Além da escolha de qual marca de arma levar, o mercado americano também possui uma demanda de armamentos extremamente sensível a períodos de agitação social como mostra o gráfico de checagem de controle de antecedentes (uma proxy da venda de armas nos EUA, já que uma parte destas vendas tem sempre de passar por este controle). A pandemia do Covid e, principalmente, os protestos de George Floyd, criaram um “boom” na venda de armamentos devido justamente aos períodos de incerteza e agitação que marcaram estes momentos. Historicamente, eleições presidenciais e tiroteios em massa levaram a uma incerteza sobre o futuro da legislação de armamentos norte americana, gerando um aumento na demanda por armas no país.

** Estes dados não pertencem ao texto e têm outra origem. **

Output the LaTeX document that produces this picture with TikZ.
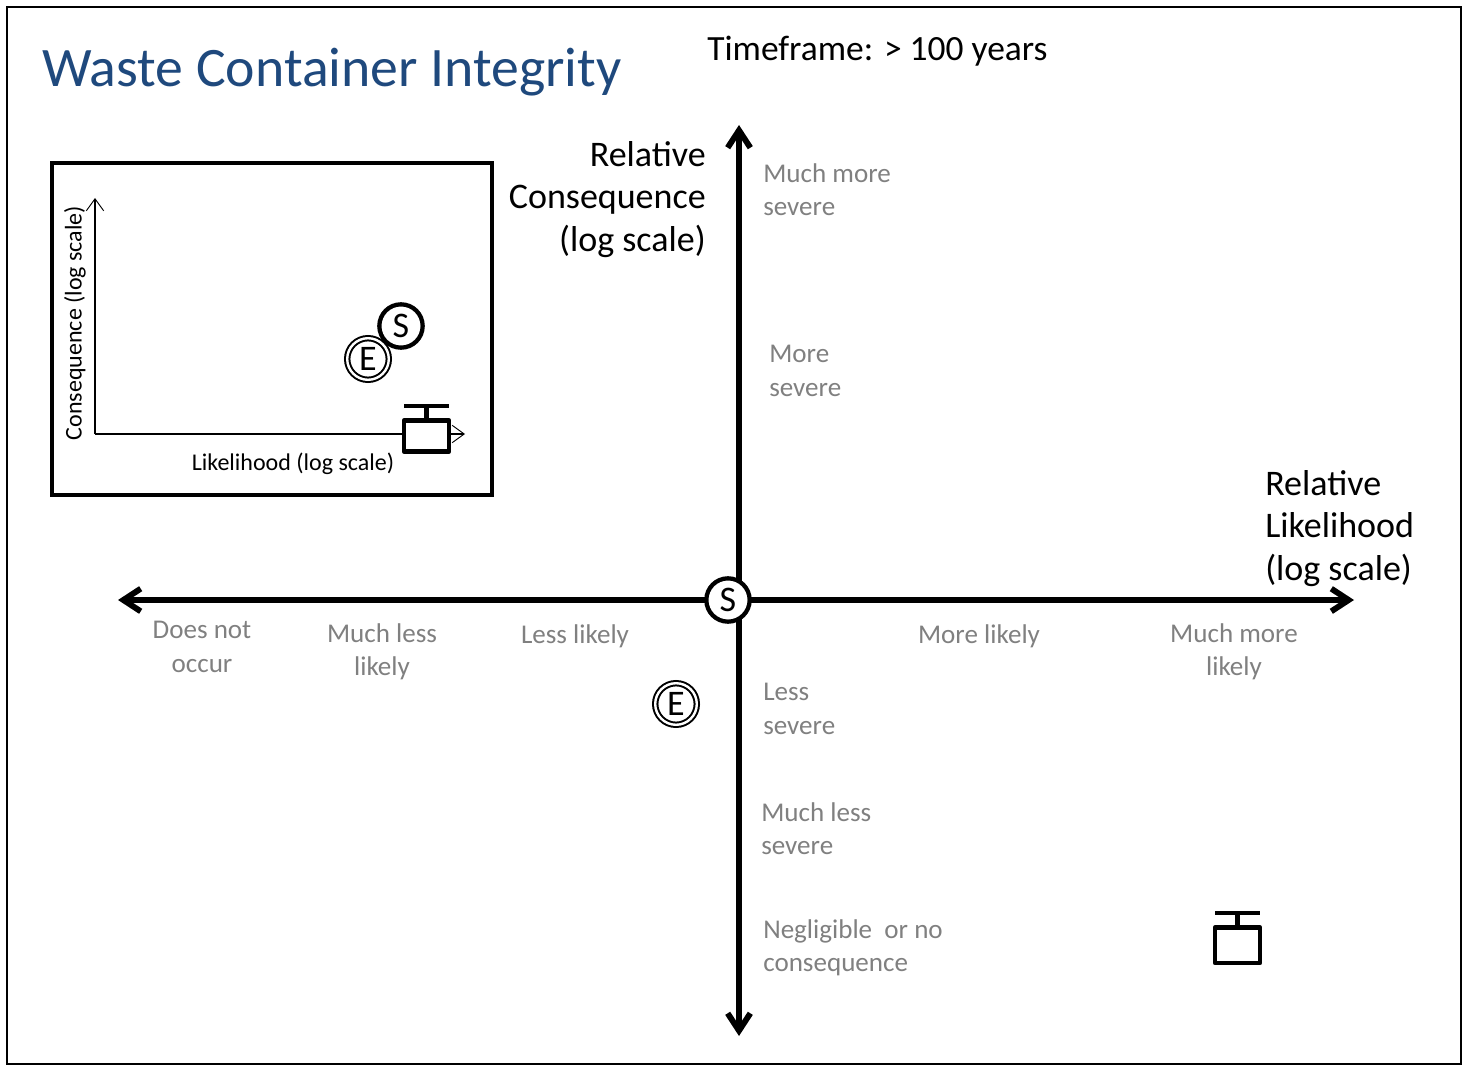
\documentclass[tikz,border=0pt]{standalone}
\usepackage{fontspec}
\setmainfont{Carlito}
\usetikzlibrary{arrows.meta}
\definecolor{titleblue}{RGB}{31,73,125}
\definecolor{tickgray}{RGB}{128,128,128}
\tikzset{
  axisline/.style={line width=4.4pt,-{Straight Barb[length=13pt,width=17pt,line width=4.4pt]}},
  insetaxis/.style={line width=0.9pt,-{Straight Barb[length=9pt,width=13pt,line width=0.7pt]}},
  tick/.style={text=tickgray,font=\fontsize{20.3}{25}\selectfont,align=center,inner sep=0pt},
  ticklft/.style={tick,align=left},
  axistitle/.style={font=\fontsize{27}{32}\selectfont,inner sep=0pt},
  scen/.style={circle,draw,fill=white,inner sep=0pt,font=\fontsize{27}{27}\selectfont},
  scenS/.style={scen,minimum size=32.5pt,line width=3.2pt},
  scenE/.style={scen,minimum size=31.2pt,line width=1.5pt,double,double distance=1.8pt},
  contbox/.style={line width=3.4pt,line join=round},
  pics/container/.style={code={
    \draw [contbox,fill=white] (-22.5,0) rectangle (22.5,#1);
    \draw [contbox] (0,0) -- (0,-14.5);
    \draw [contbox] (-22.5,-14.5) -- (22.5,-14.5);
  }}
}
\begin{document}
\begin{tikzpicture}[x=0.75pt,y=-0.75pt]
\useasboundingbox (0,0) rectangle (1463,1066);
\node [draw,line width=1.6pt,minimum width=1091pt,minimum height=793pt,inner sep=0pt] (frame) at (734,535.5) {};
\node [anchor=west,text=titleblue,font=\fontsize{41.8}{44}\selectfont,inner sep=0pt] (title) at (42,72) {Waste Container Integrity};
\node [anchor=west,font=\fontsize{26.6}{30}\selectfont,inner sep=0pt] (time) at (707,51) {Timeframe: > 100 years};
% main axes
\coordinate (xleft) at (118,600);
\coordinate (xright) at (1354,600);
\coordinate (ytop) at (739,125);
\coordinate (ybot) at (739,1036);
\coordinate (xmid) at (728,600);
\draw [axisline] (739,600) -- (ytop);
\draw [axisline] (739,600) -- (ybot);
\draw [axisline] (xmid) -- (xleft);
\draw [axisline] (xmid) -- (xright);
\node [axistitle,anchor=north east,align=right] (ycap) at (706,141) {Relative\\Consequence\\(log scale)};
\node [axistitle,anchor=north west,align=left] (xcap) at (1265,470) {Relative\\Likelihood\\(log scale)};
% ticks
\node [tick] (t1) at (202,647) {Does not\\occur};
\node [tick] (t2) at (382,652) {Much less\\likely};
\node [tick] (t3) at (575,636) {Less likely};
\node [tick] (t4) at (979,636) {More likely};
\node [tick] (t5) at (1234,652) {Much more\\likely};
\node [ticklft,anchor=west] (t6) at (763,190) {Much more\\severe};
\node [ticklft,anchor=west] (t7) at (769,371) {More\\severe};
\node [ticklft,anchor=west] (t8) at (763,709) {Less\\severe};
\node [ticklft,anchor=west] (t9) at (761,829) {Much less\\severe};
\node [ticklft,anchor=west] (t10) at (763,948) {Negligible~ or no\\consequence};
% scenarios
\node [scenS] (s) at (728,600) {S};
\node [scenE] (e) at (676,704) {E};
\pic at (1237.5,927.5) {container=35.5};
% inset
\node [draw,line width=2.5pt,minimum width=330pt,minimum height=249pt,inner sep=0pt] (inset) at (272,329) {};
\coordinate (orig) at (95,434);
\coordinate (ix) at (465,434);
\coordinate (iy) at (95,198);
\draw [insetaxis] (orig) -- (ix);
\draw [insetaxis] (orig) -- (iy);
\node [font=\fontsize{18}{20}\selectfont,rotate=90,inner sep=0pt] (ilab) at (75,323) {Consequence (log scale)};
\node [font=\fontsize{18}{20}\selectfont,inner sep=0pt] (xlab) at (293,464) {Likelihood (log scale)};
\node [scenE] (e2) at (368,359) {E};
\node [scenS] (s2) at (401,326) {S};
\pic at (426.5,420.5) {container=31};
\end{tikzpicture}
\end{document}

Porém, justamente pela imprevisibilidade de muitos desses eventos, o aumento da demanda pode pegar os vendedores despreparados e, portanto, não ser capturado por completo pelo mercado.
Fonte: National Instant Criminal Background Check System (NICS)
Independentemente disso, a Taurus é a marca de armas mais importada pelos EUA, superando grandes nomes como a CZ. Todavia, a brasileira ainda não foi capaz de superar grande parte das marcas americanas em vendas, em parte devido ao patriotismo do público consumidor, o qual dá preferência à fabricação nacional.
Conclusão
A Taurus começou em um país não muito favorável para a indústria armamentista, passou por endividamento grave e constrangimentos com a confiabilidade de seu produto. No entanto, apesar de suas dificuldades, a empresa superou diversas incumbentes para conquistar seu espaço no mundo de armas mundial, e vem crescendo ano após ano neste mercado. Com objetivos de se expandir nas suas três frentes, a Taurus certamente enfrentará desafios inesperados que muitas vezes não estão sobre seu controle. Nesse contexto, é a capacidade de se adaptar a estes desafios que determinará, em grande parte, a capacidade da Taurus de continuar conquistando seu espaço no setor de armamentos.